Les Mangeurs d’Absolu est de ces livres inclassables, attachants et auxquels on peut se surprendre à repenser au détour d’une errance passagère, d’une absence tranquille. Formellement d’abord, le livre oscille entre opuscule poétique, façon recueil d’aphorismes ou de pensées, et livre illustré ; chaque page déroulant le même dispositif : une simple illustration légendée d’un court texte. Le ton est tour à tour drôle et mélancolique, absurde ou plus amer. Si l’ensemble peut se lire comme une grande histoire – les personnages se croisant au fil des pages dans un manège enchanteur – il n’est pas impossible non plus de prendre à plaisir à picorer ici et là quelques passages qui, mêmes volés à l’ensemble, n’en gardent pas moins une gracieuse signification.

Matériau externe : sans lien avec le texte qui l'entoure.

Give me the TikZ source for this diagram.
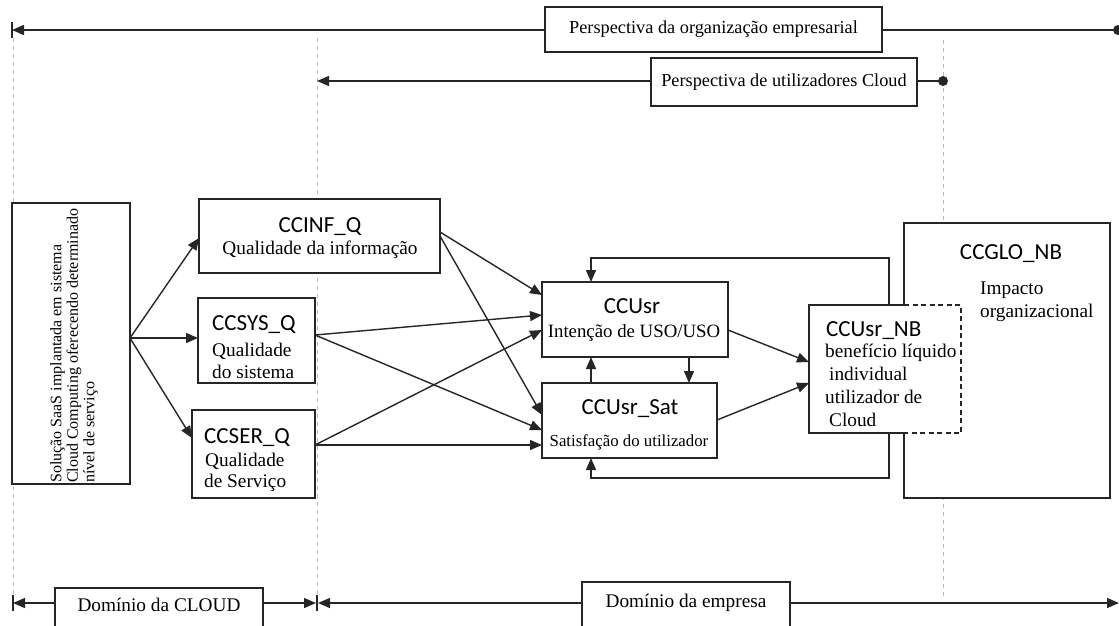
\documentclass[tikz,border=0pt]{standalone}
\usepackage{fontspec}
\setmainfont{Liberation Serif}
\newfontfamily\serf{Liberation Serif}
\newfontfamily\codef{Carlito}
\usetikzlibrary{arrows.meta}
\begin{document}
\begin{tikzpicture}[x=1pt,y=-1pt,
  box/.style={draw=black!85, line width=1.4pt, fill=white, inner sep=0pt, outer sep=0pt},
  bline/.style={draw=black!85, line width=1.4pt},
  arr/.style={bline, -{Triangle[length=12pt,width=10pt]}},
  guide/.style={draw=gray!55, dash pattern=on 4pt off 4pt, line width=0.9pt},
  stxt/.style={font=\serf\fontsize{19.3}{22}\selectfont, inner sep=0pt},
  ctxt/.style={font=\codef\fontsize{23}{26}\selectfont, inner sep=0pt},
  pers/.style={box, font=\serf\fontsize{18.3}{20}\selectfont}]
\path[use as bounding box] (0,0) rectangle (1119,625);
% guide lines
\draw[guide] (13,38) -- (13,598);
\draw[guide] (317,38) -- (317,598);
\draw[guide] (943,40) -- (943,598);
% top perspectives
\node[pers, minimum width=337, minimum height=45] (pe1) at (713.5,29.5) {Perspectiva da organização empresarial};
\coordinate (t1L) at (12,30);
\coordinate (t1R) at (1118,30);
\draw[arr] (pe1.west |- t1L) -- (t1L);
\draw[bline] ([yshift=8pt]t1L) -- ([yshift=-8pt]t1L);
\draw[bline] (pe1.east |- t1R) -- (t1R);
\fill[black!85] (t1R) circle (5pt);
\node[pers, minimum width=266, minimum height=48] (pe2) at (784,82) {Perspectiva de utilizadores Cloud};
\coordinate (t2L) at (317,81);
\coordinate (t2R) at (943,81);
\draw[arr] (pe2.west |- t2L) -- (t2L);
\draw[bline] (pe2.east |- t2R) -- (t2R);
\fill[black!85] (t2R) circle (5pt);
% source box
\node[box, minimum width=118, minimum height=281] (src) at (71,343.5) {};
\node[inner sep=0pt, font=\serf\fontsize{16}{16.5}\selectfont, rotate=90, anchor=north west, align=left] (srct) at (50,483) {Solução SaaS implantada em sistema\\Cloud Computing oferecendo determinado\\nível de serviço};
\coordinate (hub) at ([yshift=5.5pt]src.east);
% quality boxes
\node[box, minimum width=241, minimum height=74] (inf) at (319.5,236) {};
\node[ctxt, anchor=base] (infa) at (320,232) {CCINF\_Q};
\node[stxt, anchor=base] (infb) at (320,254) {Qualidade da informação};
\node[box, minimum width=117, minimum height=85] (sys) at (256.5,340.5) {};
\node[ctxt, anchor=base west] (sysa) at (212,330) {CCSYS\_Q};
\node[stxt, anchor=base west] (sysb) at (212,356) {Qualidade};
\node[stxt, anchor=base west] (sysc) at (212,378) {do sistema};
\node[box, minimum width=123, minimum height=88] (ser) at (253.5,454) {};
\node[ctxt, anchor=base west] (sera) at (204,443) {CCSER\_Q};
\node[stxt, anchor=base west] (serb) at (205,466) {Qualidade};
\node[stxt, anchor=base west] (serc) at (204,487) {de Serviço};
\draw[arr] (hub) -- ([yshift=-2pt]inf.west);
\draw[arr] (hub) -- ([yshift=2.5pt]sys.west);
\draw[arr] (hub) -- ([yshift=16pt]ser.west);
% use boxes
\node[box, minimum width=186, minimum height=75] (usr) at (635,319.5) {};
\node[ctxt, anchor=base] (usra) at (632,313) {CCUsr};
\node[stxt, anchor=base, font=\serf\fontsize{18.8}{22}\selectfont] (usrb) at (634,337) {Intenção de USO/USO};
\node[box, minimum width=175, minimum height=75] (sat) at (629.5,420.5) {};
\node[ctxt, anchor=base] (sata) at (630,414) {CCUsr\_Sat};
\node[stxt, anchor=base, font=\serf\fontsize{16.8}{20}\selectfont] (satb) at (629,446) {Satisfação do utilizador};
% organisational box
\node[box, minimum width=206, minimum height=275] (glo) at (1007,360.5) {};
\node[ctxt, anchor=base] (gloa) at (1011,259) {CCGLO\_NB};
\node[stxt, anchor=base west] (glob) at (980,294) {Impacto};
\node[stxt, anchor=base west] (gloc) at (980,317) {organizacional};
% feedback loops
\node[inner sep=0pt, outer sep=0pt, minimum width=152, minimum height=128] (nb) at (885,369) {};
\coordinate (lx) at (591,0);
\coordinate (rx) at (889,0);
\coordinate (dx) at (689,0);
\coordinate (ly1) at (0,258);
\coordinate (ly2) at (0,478);
\coordinate (nbx) at (904,0);
\draw[arr] (nb.north -| rx) -- (rx |- ly1) -- (lx |- ly1) -- (usr.north -| lx);
\draw[arr] (nb.south -| rx) -- (rx |- ly2) -- (lx |- ly2) -- (sat.south -| lx);
\fill[white] (nb.north west) rectangle (nb.south east);
\draw[bline] (nb.north -| nbx) -- (nb.north west) -- (nb.south west) -- (nb.south -| nbx);
\draw[bline, dash pattern=on 5pt off 3.5pt] (nb.north -| nbx) -- (nb.north east) -- (nb.south east) -- (nb.south -| nbx);
\node[ctxt, anchor=base west] (nba) at (826,336) {CCUsr\_NB};
\node[stxt, anchor=base west] (nbb) at (825,357) {benefício líquido};
\node[stxt, anchor=base west] (nbc) at (829,380) {individual};
\node[stxt, anchor=base west] (nbd) at (825,403) {utilizador de};
\node[stxt, anchor=base west] (nbe) at (829,426) {Cloud};
% arrows between quality and use
\draw[arr] ([yshift=4pt]inf.east) -- ([yshift=24.5pt]usr.west);
\draw[arr] ([yshift=0pt]inf.east) -- ([yshift=5.5pt]sat.west);
\draw[arr] ([yshift=5.5pt]sys.east) -- ([yshift=4.5pt]usr.west);
\draw[arr] ([yshift=5.5pt]sys.east) -- ([yshift=-9.5pt]sat.west);
\draw[arr] ([yshift=9pt]ser.east) -- ([yshift=-10.5pt]usr.west);
\draw[arr] ([yshift=9pt]ser.east) -- ([yshift=-24.5pt]sat.west);
\draw[arr] (sat.north -| lx) -- (usr.south -| lx);
\draw[arr] (usr.south -| dx) -- (sat.north -| dx);
\draw[arr] ([yshift=-10.5pt]usr.east) -- ([yshift=7pt]nb.west);
\draw[arr] ([yshift=0.5pt]sat.east) -- ([yshift=-14pt]nb.west);
% bottom domains
\node[box, anchor=north west, minimum width=208, minimum height=60] (dc) at (55,588) {};
\node[stxt, anchor=base] (dct) at (159,611) {Domínio da CLOUD};
\node[box, anchor=north west, minimum width=208, minimum height=60] (de) at (582,582) {};
\node[stxt, anchor=base] (det) at (686,607) {Domínio da empresa};
\coordinate (bL) at (13,603);
\coordinate (bM) at (317,603);
\coordinate (bR) at (1119,603);
\draw[arr] (dc.west |- bL) -- (bL);
\draw[arr] (dc.east |- bL) -- ([xshift=-1pt]bM);
\draw[arr] (de.west |- bL) -- ([xshift=1pt]bM);
\draw[arr] (de.east |- bL) -- (bR);
\draw[bline] ([yshift=8pt]bL) -- ([yshift=-8pt]bL);
\draw[bline] ([yshift=8pt]bM) -- ([yshift=-8pt]bM);
\end{tikzpicture}
\end{document}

Il est forcément inutile de résumer les intrigues qui se tissent donc ici : qu’il soit juste expliqué qu’Alexandre Kha nous parle ici de petits bonheurs simples et de grands drames du quotidien ; des moments de vie touchants ou fantastiques, des rencontres et des ruptures, des amours perdus et des espoirs retrouvés. Là, un homme fait un long chemin pour se suicider avant de se réveiller au petit matin, ragaillardi et prêt à reconquérir de nouveaux horizons. Il y a aussi ce musicien qui écoute le souffle du vent dans le feuillage des bouleaux, cette jeune fille qui a force de se regarder dans le miroir passe de l’autre côté, ou ce modeste employé de bureau qui cherche l’âme sœur dans n’importe quel regard croisé.

Derrière leurs figures animales, les personnages mis en scène ici restent donc forcément trop humains, les faiblesses de l’âme solidement harnachées à ces longues silhouettes fragiles. Chacun vivant avec ses rêves et ses désirs, chacun égaré dans un égoïsme qui encombre inévitablement la route vers un utopique bonheur. En quête d’absolu, ces êtres en oublient de vivre et l’amour destructeur qui les anime parfois gâche quelques belles histoires : au final beaucoup reste seul, persuadés d’avoir fait les bons choix, enfermés dans des certitudes trompeuses.

Le trait filiforme de Kha – on pense à Saint-Exupéry - se faufile discrètement dans la page avant de se faire une place à part, frêle mais bien présente, indéniable, à la fois immatérielle et indéracinable. Ce trait faussement fragile se marie parfaitement à ces instants volés au hasard et l’ensemble ressemble aux bribes d’un rêve qu’on essaiera de remettre en place au réveil : il y avait une grosse dame dans une maison qui chantait, et puis un peintre et aussi un épouvantail… Et de ces restes nocturnes, perdus en cours de veille, restent quelques instants poétiques touchants qui vous marquent et vous poursuivent pour quelque temps encore.